Let me give you an easier way:

  1. Record in mono.
  2. Pan the track however you like, or leave it centred.
  3. There is no step 3.

Thank you Steve.
But… let’s think to a more complex scenario, like multitracking from four different sources: two vocals from two separate mics plus a guitar from two mics in XY stereo configuration.
When it comes to mixing may I work with mono and stereo tracks?
Please forgive the dumb question, I’m sitll at year Zero of home recording as you can guess.

Indeed there is no need for step 3. I suggested to Mix and Render after any pan purely to prove that this will make a stereo track when you export.

Gale

I think you are getting ahead of yourself. Most devices on Windows cannot record multi-channel (more than two channels) into Audacity as shipped. This is because the device requires the recording software to support ASIO to record multi-channel, but Audacity as shipped does not support ASIO.

So you might find that with four mics connected, Audacity would only let you record two mics at a time. Mics 1 and 2 would selectable as one stereo device, and mics 3 and 4 would be selectable as a second stereo device.

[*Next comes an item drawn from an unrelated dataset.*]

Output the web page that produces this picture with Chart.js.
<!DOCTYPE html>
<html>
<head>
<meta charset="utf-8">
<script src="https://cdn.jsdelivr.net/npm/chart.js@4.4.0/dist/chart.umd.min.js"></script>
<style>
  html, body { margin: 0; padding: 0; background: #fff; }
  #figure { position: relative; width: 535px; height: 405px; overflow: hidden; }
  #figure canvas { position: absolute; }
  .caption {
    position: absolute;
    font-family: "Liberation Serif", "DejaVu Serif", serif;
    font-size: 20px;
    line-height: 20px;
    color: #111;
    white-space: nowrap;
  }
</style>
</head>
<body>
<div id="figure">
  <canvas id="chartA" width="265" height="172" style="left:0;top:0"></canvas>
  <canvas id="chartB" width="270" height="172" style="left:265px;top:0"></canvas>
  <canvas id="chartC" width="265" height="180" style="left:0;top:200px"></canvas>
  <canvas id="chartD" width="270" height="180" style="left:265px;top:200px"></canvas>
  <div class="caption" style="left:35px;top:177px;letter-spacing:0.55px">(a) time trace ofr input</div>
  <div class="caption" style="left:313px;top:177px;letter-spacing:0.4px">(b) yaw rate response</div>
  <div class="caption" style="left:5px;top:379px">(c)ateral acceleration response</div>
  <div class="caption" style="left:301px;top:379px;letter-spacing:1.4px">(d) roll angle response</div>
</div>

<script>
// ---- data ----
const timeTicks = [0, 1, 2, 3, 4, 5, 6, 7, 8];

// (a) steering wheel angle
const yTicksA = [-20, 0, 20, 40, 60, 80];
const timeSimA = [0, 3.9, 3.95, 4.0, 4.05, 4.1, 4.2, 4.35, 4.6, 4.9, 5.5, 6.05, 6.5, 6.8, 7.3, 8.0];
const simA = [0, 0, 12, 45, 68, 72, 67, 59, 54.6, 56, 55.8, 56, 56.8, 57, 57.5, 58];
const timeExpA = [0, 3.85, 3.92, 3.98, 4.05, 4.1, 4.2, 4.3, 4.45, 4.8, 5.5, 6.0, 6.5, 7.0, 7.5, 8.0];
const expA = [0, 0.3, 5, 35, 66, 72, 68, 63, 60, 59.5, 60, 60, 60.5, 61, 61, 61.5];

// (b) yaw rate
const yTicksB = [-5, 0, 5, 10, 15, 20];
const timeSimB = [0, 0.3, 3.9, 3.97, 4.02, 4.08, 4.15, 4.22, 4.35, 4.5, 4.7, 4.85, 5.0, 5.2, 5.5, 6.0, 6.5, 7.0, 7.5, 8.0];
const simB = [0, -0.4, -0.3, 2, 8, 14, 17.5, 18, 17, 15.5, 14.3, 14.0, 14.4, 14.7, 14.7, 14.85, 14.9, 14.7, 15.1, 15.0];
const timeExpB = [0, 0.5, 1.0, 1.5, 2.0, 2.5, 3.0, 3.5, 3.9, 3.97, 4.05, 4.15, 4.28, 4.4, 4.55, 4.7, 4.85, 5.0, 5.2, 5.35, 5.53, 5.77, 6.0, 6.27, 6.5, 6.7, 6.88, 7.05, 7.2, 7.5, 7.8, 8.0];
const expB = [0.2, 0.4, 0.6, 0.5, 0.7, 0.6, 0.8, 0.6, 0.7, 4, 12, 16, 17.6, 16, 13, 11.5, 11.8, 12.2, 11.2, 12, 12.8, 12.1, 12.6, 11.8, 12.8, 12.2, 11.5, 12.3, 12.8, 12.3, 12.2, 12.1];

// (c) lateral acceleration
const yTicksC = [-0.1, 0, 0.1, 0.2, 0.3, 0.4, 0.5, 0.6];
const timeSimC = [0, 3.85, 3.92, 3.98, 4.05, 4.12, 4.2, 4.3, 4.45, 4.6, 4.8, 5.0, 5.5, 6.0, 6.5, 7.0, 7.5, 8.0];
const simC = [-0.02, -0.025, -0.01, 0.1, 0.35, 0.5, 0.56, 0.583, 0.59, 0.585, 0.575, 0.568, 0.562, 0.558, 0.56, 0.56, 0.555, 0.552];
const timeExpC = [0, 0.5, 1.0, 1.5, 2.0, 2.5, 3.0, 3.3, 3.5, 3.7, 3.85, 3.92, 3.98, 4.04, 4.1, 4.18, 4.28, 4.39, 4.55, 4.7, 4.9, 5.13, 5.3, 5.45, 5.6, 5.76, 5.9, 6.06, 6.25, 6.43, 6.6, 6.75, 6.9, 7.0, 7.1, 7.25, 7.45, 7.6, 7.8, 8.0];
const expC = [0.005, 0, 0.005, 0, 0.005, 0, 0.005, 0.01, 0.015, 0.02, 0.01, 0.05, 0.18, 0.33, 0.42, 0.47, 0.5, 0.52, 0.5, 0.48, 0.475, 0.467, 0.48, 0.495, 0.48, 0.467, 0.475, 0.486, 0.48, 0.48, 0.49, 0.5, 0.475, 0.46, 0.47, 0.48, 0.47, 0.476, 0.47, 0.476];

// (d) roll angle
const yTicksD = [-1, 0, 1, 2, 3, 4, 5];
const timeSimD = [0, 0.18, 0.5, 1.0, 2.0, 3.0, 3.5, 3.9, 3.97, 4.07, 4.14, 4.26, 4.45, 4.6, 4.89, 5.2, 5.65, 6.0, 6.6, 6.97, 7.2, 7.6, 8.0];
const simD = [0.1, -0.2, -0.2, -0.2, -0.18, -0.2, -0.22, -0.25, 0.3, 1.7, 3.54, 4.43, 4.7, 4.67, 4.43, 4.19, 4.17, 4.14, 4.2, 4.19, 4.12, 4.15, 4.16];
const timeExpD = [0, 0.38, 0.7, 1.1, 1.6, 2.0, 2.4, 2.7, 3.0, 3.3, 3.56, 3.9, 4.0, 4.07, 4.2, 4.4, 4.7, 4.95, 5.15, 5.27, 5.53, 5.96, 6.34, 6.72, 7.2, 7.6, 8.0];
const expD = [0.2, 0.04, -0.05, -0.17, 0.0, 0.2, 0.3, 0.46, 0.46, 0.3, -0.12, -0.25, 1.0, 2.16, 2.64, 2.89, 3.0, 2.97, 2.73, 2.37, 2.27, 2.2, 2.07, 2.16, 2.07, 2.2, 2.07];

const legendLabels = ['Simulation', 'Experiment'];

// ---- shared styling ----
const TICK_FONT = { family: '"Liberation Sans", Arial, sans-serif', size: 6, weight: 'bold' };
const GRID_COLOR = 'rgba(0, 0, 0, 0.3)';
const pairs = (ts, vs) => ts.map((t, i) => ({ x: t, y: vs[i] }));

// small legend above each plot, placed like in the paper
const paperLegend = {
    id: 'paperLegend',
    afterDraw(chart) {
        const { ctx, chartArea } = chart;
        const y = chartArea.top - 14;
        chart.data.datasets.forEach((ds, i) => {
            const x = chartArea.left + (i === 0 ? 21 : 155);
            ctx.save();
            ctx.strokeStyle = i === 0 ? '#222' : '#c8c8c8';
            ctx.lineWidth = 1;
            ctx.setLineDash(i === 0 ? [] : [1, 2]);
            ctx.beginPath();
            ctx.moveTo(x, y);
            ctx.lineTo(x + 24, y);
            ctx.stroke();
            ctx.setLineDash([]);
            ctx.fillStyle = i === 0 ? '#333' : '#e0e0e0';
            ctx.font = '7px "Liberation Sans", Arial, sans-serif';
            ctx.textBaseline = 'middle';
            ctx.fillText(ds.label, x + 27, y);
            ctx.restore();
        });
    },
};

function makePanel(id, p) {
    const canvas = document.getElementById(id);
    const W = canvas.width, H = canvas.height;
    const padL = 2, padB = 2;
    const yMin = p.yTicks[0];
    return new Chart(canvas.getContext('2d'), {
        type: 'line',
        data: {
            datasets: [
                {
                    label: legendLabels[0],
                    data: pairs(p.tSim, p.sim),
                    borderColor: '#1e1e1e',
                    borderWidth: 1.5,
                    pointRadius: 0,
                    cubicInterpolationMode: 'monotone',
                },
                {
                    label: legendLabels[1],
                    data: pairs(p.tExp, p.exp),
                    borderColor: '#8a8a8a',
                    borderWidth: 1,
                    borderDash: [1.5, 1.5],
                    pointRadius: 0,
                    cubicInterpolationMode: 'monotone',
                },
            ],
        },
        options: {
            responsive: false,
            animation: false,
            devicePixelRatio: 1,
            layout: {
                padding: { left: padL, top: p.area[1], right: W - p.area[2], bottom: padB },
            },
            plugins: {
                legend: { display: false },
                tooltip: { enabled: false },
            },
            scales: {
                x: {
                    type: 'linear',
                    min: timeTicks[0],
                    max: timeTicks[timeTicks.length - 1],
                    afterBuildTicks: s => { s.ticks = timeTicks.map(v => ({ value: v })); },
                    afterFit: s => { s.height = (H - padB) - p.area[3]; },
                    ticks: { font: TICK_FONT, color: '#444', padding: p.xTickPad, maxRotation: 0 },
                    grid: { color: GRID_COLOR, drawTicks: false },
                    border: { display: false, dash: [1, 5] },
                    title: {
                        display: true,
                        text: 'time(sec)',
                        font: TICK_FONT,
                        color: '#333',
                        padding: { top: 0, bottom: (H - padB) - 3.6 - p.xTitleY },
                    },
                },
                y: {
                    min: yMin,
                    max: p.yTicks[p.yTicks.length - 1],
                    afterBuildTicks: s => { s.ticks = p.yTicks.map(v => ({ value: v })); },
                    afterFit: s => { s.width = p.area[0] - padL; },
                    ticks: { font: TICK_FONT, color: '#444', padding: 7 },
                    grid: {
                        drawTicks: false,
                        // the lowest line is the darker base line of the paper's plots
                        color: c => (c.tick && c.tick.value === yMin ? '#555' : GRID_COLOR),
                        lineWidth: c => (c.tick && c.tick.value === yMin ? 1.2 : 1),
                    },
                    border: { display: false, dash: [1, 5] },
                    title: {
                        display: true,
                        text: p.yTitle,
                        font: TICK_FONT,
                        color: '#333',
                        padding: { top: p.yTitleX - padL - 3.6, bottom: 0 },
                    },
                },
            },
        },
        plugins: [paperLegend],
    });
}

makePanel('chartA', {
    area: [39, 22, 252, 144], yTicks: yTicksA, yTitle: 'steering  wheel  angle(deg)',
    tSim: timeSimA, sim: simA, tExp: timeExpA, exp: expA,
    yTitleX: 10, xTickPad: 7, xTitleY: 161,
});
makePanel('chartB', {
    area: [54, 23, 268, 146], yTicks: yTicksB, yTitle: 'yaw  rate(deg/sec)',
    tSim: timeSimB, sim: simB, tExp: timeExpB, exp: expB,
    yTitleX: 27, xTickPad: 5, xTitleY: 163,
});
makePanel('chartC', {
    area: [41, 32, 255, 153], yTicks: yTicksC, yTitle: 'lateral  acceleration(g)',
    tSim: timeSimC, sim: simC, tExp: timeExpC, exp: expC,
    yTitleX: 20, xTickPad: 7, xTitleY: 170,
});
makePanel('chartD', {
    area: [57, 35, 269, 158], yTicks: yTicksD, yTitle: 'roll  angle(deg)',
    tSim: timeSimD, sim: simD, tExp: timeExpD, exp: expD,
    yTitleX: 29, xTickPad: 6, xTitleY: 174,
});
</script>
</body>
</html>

How many recording channels are offered now in Device Toolbar?


Gale

Yes, absolutely. When recording multi-tracks, such as when overdubbing, it is usual to record mono sources (such as “a microphone”) as mono tracks, and stereo sources (such as an “A/B stereo pair” of mics, or a stereo keyboard) as stereo tracks.

Overdubbing is the solution if you cannot record more than stereo (two channels) at once. For example you would record mono mic, then record A/B stereo pair while listening to the mono mic track, then record the stereo keyboard while listening to the mix of mono and stereo mics.